Thank you for this great detailed list. We are already working on some nodes (such as alignment node), and all new nodes will be includes in our plans. Soon we will release a new version of Indigo nodes. I think it will appear after 22 August because I will be on vaction, but maybe we will release it earlier.

With best regards,
Mikhail

Thanks Mikhail for adding these nodes to your list, I cant wait to see the new Indigo nodes. There was another future node I forgot to add to the list as well:

- Remove Duplicates node. This will take a list of molecules and any duplicate molecules are removed from the list, with only the first of the duplicate molecules and its other column properties being retained. An option to remove isomers would be great too, this is always a pain in medicinal chemistry projects where you have isomers as usually one isomer is active and one is active.
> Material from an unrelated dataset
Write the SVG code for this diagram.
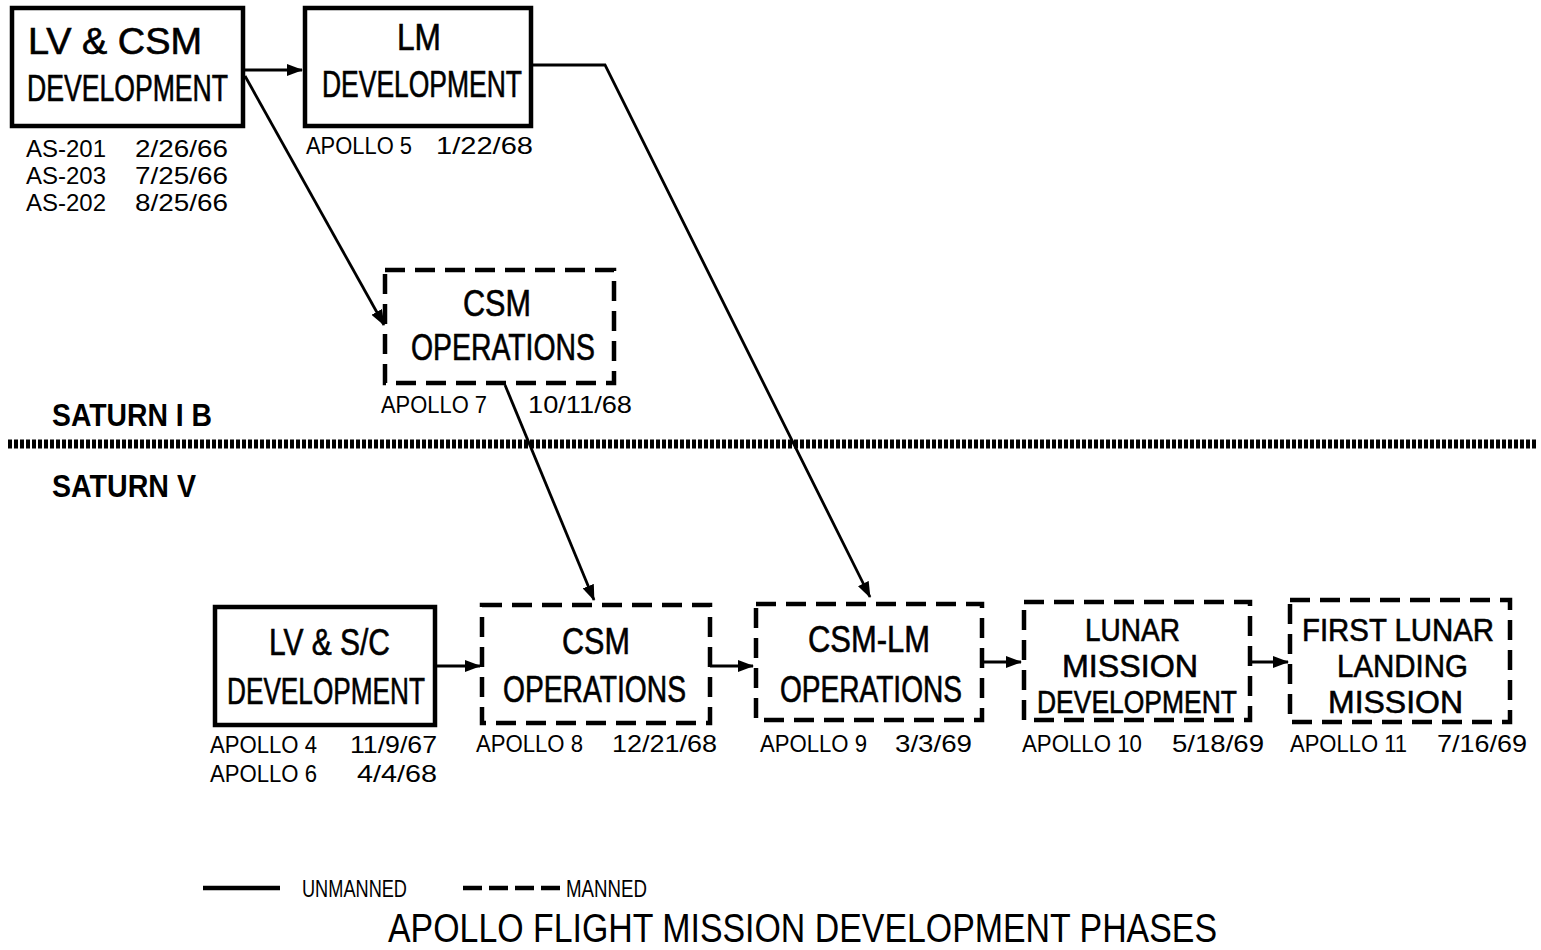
<svg xmlns="http://www.w3.org/2000/svg" width="1541" height="950" viewBox="0 0 1541 950">
<style>
.solid{fill:none;stroke:#000;stroke-width:4.5}
.dash{fill:none;stroke:#000;stroke-width:4.5;stroke-dasharray:20 10}
.big{font-family:"Liberation Sans",Arial,sans-serif;font-size:36px;fill:#000;stroke:#000;stroke-width:0.6}
.big3{font-family:"Liberation Sans",Arial,sans-serif;font-size:32px;fill:#000;stroke:#000;stroke-width:0.6}
.lab{font-family:"Liberation Sans",Arial,sans-serif;font-size:24px;fill:#000}
.sat{font-family:"Liberation Sans",Arial,sans-serif;font-size:32px;font-weight:bold;fill:#000}
.leg{font-family:"Liberation Sans",Arial,sans-serif;font-size:24px;fill:#000}
.title{font-family:"Liberation Sans",Arial,sans-serif;font-size:41px;fill:#000}
.conn{fill:none;stroke:#000;stroke-width:2.8}
</style>
<defs>
<marker id="arr" markerUnits="userSpaceOnUse" markerWidth="16" markerHeight="12" refX="15" refY="6" orient="auto">
<path d="M0,0 L16,6 L0,12 Z" fill="#000"/>
</marker>
</defs>
<rect width="1541" height="950" fill="#fff"/>

<g id="connectors">
<line class="conn" x1="245" y1="70" x2="302" y2="70" marker-end="url(#arr)"/>
<line class="conn" x1="245" y1="76" x2="384" y2="325" marker-end="url(#arr)"/>
<polyline class="conn" points="531,65 605,65 870,597" marker-end="url(#arr)"/>
<line class="conn" x1="505" y1="385" x2="594" y2="600" marker-end="url(#arr)"/>
<line class="conn" x1="436" y1="666" x2="480" y2="666" marker-end="url(#arr)"/>
<line class="conn" x1="710" y1="666" x2="753" y2="666" marker-end="url(#arr)"/>
<line class="conn" x1="982" y1="662" x2="1021" y2="662" marker-end="url(#arr)"/>
<line class="conn" x1="1250" y1="662" x2="1288" y2="662" marker-end="url(#arr)"/>
</g>

<g id="lvcsm-dev">
<rect class="solid" x="12" y="8" width="231" height="118"/>
<text class="big" x="28" y="54" textLength="174" lengthAdjust="spacingAndGlyphs">LV &amp; CSM</text>
<text class="big" x="27" y="101" textLength="201" lengthAdjust="spacingAndGlyphs">DEVELOPMENT</text>
<text class="lab" x="26" y="157" textLength="80" lengthAdjust="spacingAndGlyphs">AS-201</text>
<text class="lab" x="135" y="157" textLength="93" lengthAdjust="spacingAndGlyphs">2/26/66</text>
<text class="lab" x="26" y="184" textLength="80" lengthAdjust="spacingAndGlyphs">AS-203</text>
<text class="lab" x="135" y="184" textLength="93" lengthAdjust="spacingAndGlyphs">7/25/66</text>
<text class="lab" x="26" y="211" textLength="80" lengthAdjust="spacingAndGlyphs">AS-202</text>
<text class="lab" x="135" y="211" textLength="93" lengthAdjust="spacingAndGlyphs">8/25/66</text>
</g>

<g id="lm-dev">
<rect class="solid" x="305" y="8" width="226" height="118"/>
<text class="big" x="397" y="50" textLength="44" lengthAdjust="spacingAndGlyphs">LM</text>
<text class="big" x="322" y="97" textLength="200" lengthAdjust="spacingAndGlyphs">DEVELOPMENT</text>
<text class="lab" x="306" y="154" textLength="106" lengthAdjust="spacingAndGlyphs">APOLLO 5</text>
<text class="lab" x="436" y="154" textLength="97" lengthAdjust="spacingAndGlyphs">1/22/68</text>
</g>

<g id="csm-ops-1">
<rect class="dash" x="385" y="270" width="229" height="113"/>
<text class="big" x="463" y="316" textLength="68" lengthAdjust="spacingAndGlyphs">CSM</text>
<text class="big" x="411" y="360" textLength="184" lengthAdjust="spacingAndGlyphs">OPERATIONS</text>
<text class="lab" x="381" y="413" textLength="106" lengthAdjust="spacingAndGlyphs">APOLLO 7</text>
<text class="lab" x="528" y="413" textLength="104" lengthAdjust="spacingAndGlyphs">10/11/68</text>
</g>

<g id="separator">
<text class="sat" x="52" y="426" textLength="160" lengthAdjust="spacingAndGlyphs">SATURN I B</text>
<line x1="8" y1="444" x2="1537" y2="444" stroke="#000" stroke-width="9" stroke-dasharray="4 2"/>
<text class="sat" x="52" y="497" textLength="144" lengthAdjust="spacingAndGlyphs">SATURN V</text>
</g>

<g id="lvsc-dev">
<rect class="solid" x="215" y="607" width="220" height="118"/>
<text class="big" x="269" y="655" textLength="121" lengthAdjust="spacingAndGlyphs">LV &amp; S/C</text>
<text class="big" x="227" y="704" textLength="198" lengthAdjust="spacingAndGlyphs">DEVELOPMENT</text>
<text class="lab" x="210" y="753" textLength="107" lengthAdjust="spacingAndGlyphs">APOLLO 4</text>
<text class="lab" x="350" y="753" textLength="87" lengthAdjust="spacingAndGlyphs">11/9/67</text>
<text class="lab" x="210" y="782" textLength="107" lengthAdjust="spacingAndGlyphs">APOLLO 6</text>
<text class="lab" x="357" y="782" textLength="80" lengthAdjust="spacingAndGlyphs">4/4/68</text>
</g>

<g id="csm-ops-2">
<rect class="dash" x="482" y="605" width="228" height="118"/>
<text class="big" x="562" y="654" textLength="68" lengthAdjust="spacingAndGlyphs">CSM</text>
<text class="big" x="503" y="702" textLength="183" lengthAdjust="spacingAndGlyphs">OPERATIONS</text>
<text class="lab" x="476" y="752" textLength="107" lengthAdjust="spacingAndGlyphs">APOLLO 8</text>
<text class="lab" x="612" y="752" textLength="105" lengthAdjust="spacingAndGlyphs">12/21/68</text>
</g>

<g id="csm-lm-ops">
<rect class="dash" x="756" y="604" width="226" height="116"/>
<text class="big" x="808" y="652" textLength="122" lengthAdjust="spacingAndGlyphs">CSM-LM</text>
<text class="big" x="780" y="702" textLength="182" lengthAdjust="spacingAndGlyphs">OPERATIONS</text>
<text class="lab" x="760" y="752" textLength="107" lengthAdjust="spacingAndGlyphs">APOLLO 9</text>
<text class="lab" x="895" y="752" textLength="77" lengthAdjust="spacingAndGlyphs">3/3/69</text>
</g>

<g id="lunar-mission-dev">
<rect class="dash" x="1024" y="602" width="226" height="118"/>
<text class="big3" x="1085" y="641" textLength="95" lengthAdjust="spacingAndGlyphs">LUNAR</text>
<text class="big3" x="1062" y="677" textLength="136" lengthAdjust="spacingAndGlyphs">MISSION</text>
<text class="big3" x="1037" y="713" textLength="200" lengthAdjust="spacingAndGlyphs">DEVELOPMENT</text>
<text class="lab" x="1022" y="752" textLength="120" lengthAdjust="spacingAndGlyphs">APOLLO 10</text>
<text class="lab" x="1172" y="752" textLength="92" lengthAdjust="spacingAndGlyphs">5/18/69</text>
</g>

<g id="first-lunar-landing">
<rect class="dash" x="1290" y="600" width="220" height="122"/>
<text class="big3" x="1302" y="641" textLength="192" lengthAdjust="spacingAndGlyphs">FIRST LUNAR</text>
<text class="big3" x="1337" y="677" textLength="131" lengthAdjust="spacingAndGlyphs">LANDING</text>
<text class="big3" x="1328" y="713" textLength="135" lengthAdjust="spacingAndGlyphs">MISSION</text>
<text class="lab" x="1290" y="752" textLength="117" lengthAdjust="spacingAndGlyphs">APOLLO 11</text>
<text class="lab" x="1437" y="752" textLength="90" lengthAdjust="spacingAndGlyphs">7/16/69</text>
</g>

<g id="legend">
<line x1="203" y1="888" x2="280" y2="888" stroke="#000" stroke-width="4.5"/>
<text class="leg" x="302" y="897" textLength="105" lengthAdjust="spacingAndGlyphs">UNMANNED</text>
<line x1="463" y1="888" x2="561" y2="888" stroke="#000" stroke-width="4.5" stroke-dasharray="19 7"/>
<text class="leg" x="566" y="897" textLength="81" lengthAdjust="spacingAndGlyphs">MANNED</text>
</g>

<g id="title">
<text class="title" x="388" y="942" textLength="829" lengthAdjust="spacingAndGlyphs">APOLLO FLIGHT MISSION DEVELOPMENT PHASES</text>
</g>
</svg>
Be great to sort the list of molecules beforehand in order of activity using KNIME Sorter node, and then use this "Remove Duplicates" node to remove the remaining isomers, such that only the active isomer is retained.

Simon.

Well one feature that I dearly miss from the early versions of the CDK toolkit and that can't be found anywhere, is the ability to enumerate structures from a molecular formula.

A large space of potential molecules is yet unsampled and a structure generator like the GENMDeterministicGenerator would be fantastic. When O,N are present in the mol formula, the number of potential structures for even simple formulae can be ginormous. Thus a structure generator needs to use a 'Goodlist' and 'Badlist' of structures that should not be generated. This reduces it to a manageable number. e.g. a bad structure could be a 3 membered ring fused to a all larger rings, or reactive fragments.

A related class in CDK that's very useful is the VicinitySampler. It starts with a structure and samples nearby structural space. One would think that these features are what would set Indigo apart from other toolkits. If its underlying Indigo code is based on graph libraries then it should be feasible although challenging to develop.